The choir I’ve been singing with for the past few weeks has worked out really well – conveniently close to home, and a repertoire I enjoy. I have really missed group singing, which I haven’t done since University. And I haven’t been a student for quite a long time now. Alas. Although it’s not really the studenty bit of being a student I miss but rather the great swathes of free time I didn’t properly appreciate.

Primadonna

Could Horace’s life be more exhausting? Constantly expected to loll around, having his picture taken, his ears scratched, his every mew attended to – a cat can only put up with so much.

Now that winter is here (particularly with the last week of particularly chilly temperatures), the cats have been bulking up fur-wise, and are both sporting impressive manes. And I’m sure they will miss us terribly when we’re away on holidays in a few weeks. We have informed our house-sitter that when Horace bites you on the face affectionately in the wee hours of the morning, it’s because he wants you to let him under the blanket. I’m not sure it’s going to go over so well with people who aren’t his indulgent cat-parents.

Softies

Our cats are strictly indoor cats for several reasons. Partly because despite them being the sookiest cats in the universe, I don’t want them wreaking havoc amongst the bird/lizard/small mammal population around the house (which is quite a wide and varied population, given that we live in the middle of the bush). Partly because I don’t want them wandering into other people’s properties because god, it used to drive me crazy in suburbia when people’s beloved pets (supposedly) would wander through my yard and shit in my pot plants. Partly because I would worry about them outside on their own (because there might be people like me out there who would plot to poison them. Not that I’ve actually poisoned anyone’s cat. But I’ve thought about it.)

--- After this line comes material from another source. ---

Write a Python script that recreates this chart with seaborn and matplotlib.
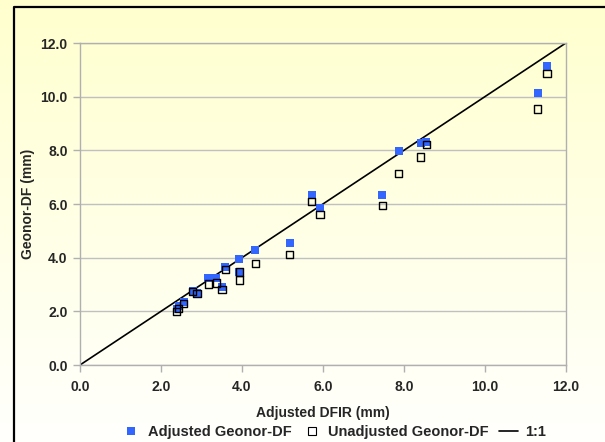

So, between the walls of the house is their familiar world, and they sit at the doors and watch the outside goings on. Sometimes we put their harnesses on and take them outside on a lead, which does look utterly ridiculous. I have discovered (in the most unsurprising discovery of all time) that you can’t walk a cat like you can a dog – the cats just wander about on the ends of the leads, tugging you where they want to go. They do enjoy having the grass under their paws and spend a great deal of time sniffing intently at things. A few weeks ago Horace got startled by a noise, broke out of his harness and raced away. I panicked for a moment, but then realised he was heading back to the house, where he pawed at the door trying to get away from the unpredictable outside. He pretends to look like a minature lion, but really he prefers to spend his afternoons napping inside the linen closet.